The message seemed to land. Cannabis is a rare opportunity, and legalization an inevitability. But in order to become a destination more attractive than a West Coast city, social-club mecca Barcelona or even increasingly open New York City, there will still be a cultural stigma for cannabis to overcome. Anti-cannabis sentiment is inextricably tied with rising anti-immigrant xenophobia in Germany and in many other European countries.

Cannabis flower grown by Demecan in Germany.

“It makes you lazy, it takes your ambition away; if you smoke weed, you’re just by default a total loser—there’s no question that narrative is pervasive in Germany,” says the ICBC’s Rogers. “This being said, look at how many people wanted legalization ten years ago versus now. We’re seeing a huge rise, and 90 percent of Germany is pro-medical marijuana, more so than in some American states.”

Jamalian agrees. “The stigma in Germany is a hundred thousand times what it is in the US,” he says. “You have no cultural relationship.”

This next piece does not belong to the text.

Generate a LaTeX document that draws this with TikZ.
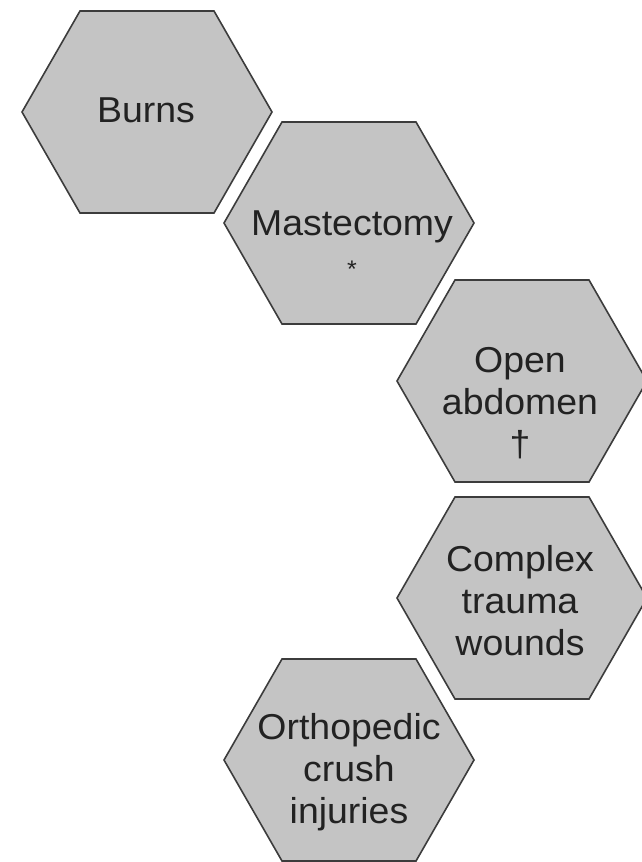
\documentclass[tikz,border=0pt]{standalone}
\usepackage{fontspec}
\setmainfont{Liberation Sans}
\definecolor{hexfill}{HTML}{C4C4C4}
\definecolor{hexline}{HTML}{3C3C3C}
\definecolor{txt}{HTML}{222222}
\tikzset{
  hexa/.style={fill=hexfill, draw=hexline, line width=1.6pt, line join=miter},
  lbl/.style={anchor=base, inner sep=0pt, align=center, text=txt,
    font=\fontsize{36}{42}\selectfont, xscale=1.04}
}
\newcommand{\hexat}[3]{% name, cx, cy
  \path[hexa] (#2-125,#3) -- (#2-67,#3-101) -- (#2+67,#3-101) -- (#2+125,#3)
    -- (#2+67,#3+101) -- (#2-67,#3+101) -- cycle;
  \coordinate (#1) at (#2,#3);
}
\begin{document}
\begin{tikzpicture}[x=1pt,y=-1pt]
\useasboundingbox (0,0) rectangle (642,862);
\hexat{hburns}{147}{112}
\hexat{hmast}{349}{223}
\hexat{hopen}{522}{381}
\hexat{hcomp}{522}{598}
\hexat{hortho}{349}{760}
% anchor=base refers to the baseline of the last line
\node[lbl] (burns) at (146,122) {Burns};
\node[lbl] (mast) at (352,277) {Mastectomy\\{\fontsize{24}{42}\selectfont *}};
\node[lbl] (open) at (520,456) {Open\\abdomen\\†};
\node[lbl] (comp) at (520,655) {Complex\\trauma\\wounds};
\node[lbl] (ortho) at (349,823) {Orthopedic\\crush\\injuries};
\end{tikzpicture}
\end{document}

But along with a legitimate festival culture and some counter-cultural capitals such as Berlin’s legendary club scene, what you do have is another cultural trope: rationality.

“You have moral acceptance, on a scientific level,” he says, meaning medical marijuana. A wellness approach and pharmaceutical advancements may be the key to unlocking the German cannabis market and overcoming any cultural reluctances.

Though Germans have a legendary body-freedom movement—nudism as we know it began in Germany—on drugs, the country “is very conservative,” says Lisa Katharina Haag, the CEO of MJ Universe.

Haag worked in the hospitality industry before registering a lobbying company and is now the only woman on the board of Stimme der Cannabiswirthschaft (the “Voice of the Cannabis Industry”), a leading trade association that currently boasts 60 members.

Germany also has a strong federalist system of government. Each of the 16 federal districts are granted significant regulatory power. Districts could choose to be “very restrictive,” she said, and might be swayed by inevitable pickets of anti-cannabis protesters, such as parents calling for controls to “save the children.” Districts could also follow the model of The Netherlands and restrict access to cannabis businesses only to German citizens, blowing up the tourism model so eagerly touted by Kouparanis and other backers. And in some rural conservative areas, particularly in the south, someone caught with as little as two grams of cannabis commits an offense newsworthy enough to land in the local paper.

So, is Germany going to be like California, Canada or something else entirely?

“We don’t know,” Haag says. “A lot of lobby work must happen still. But, in general, I think Germany is more open than you may consider.”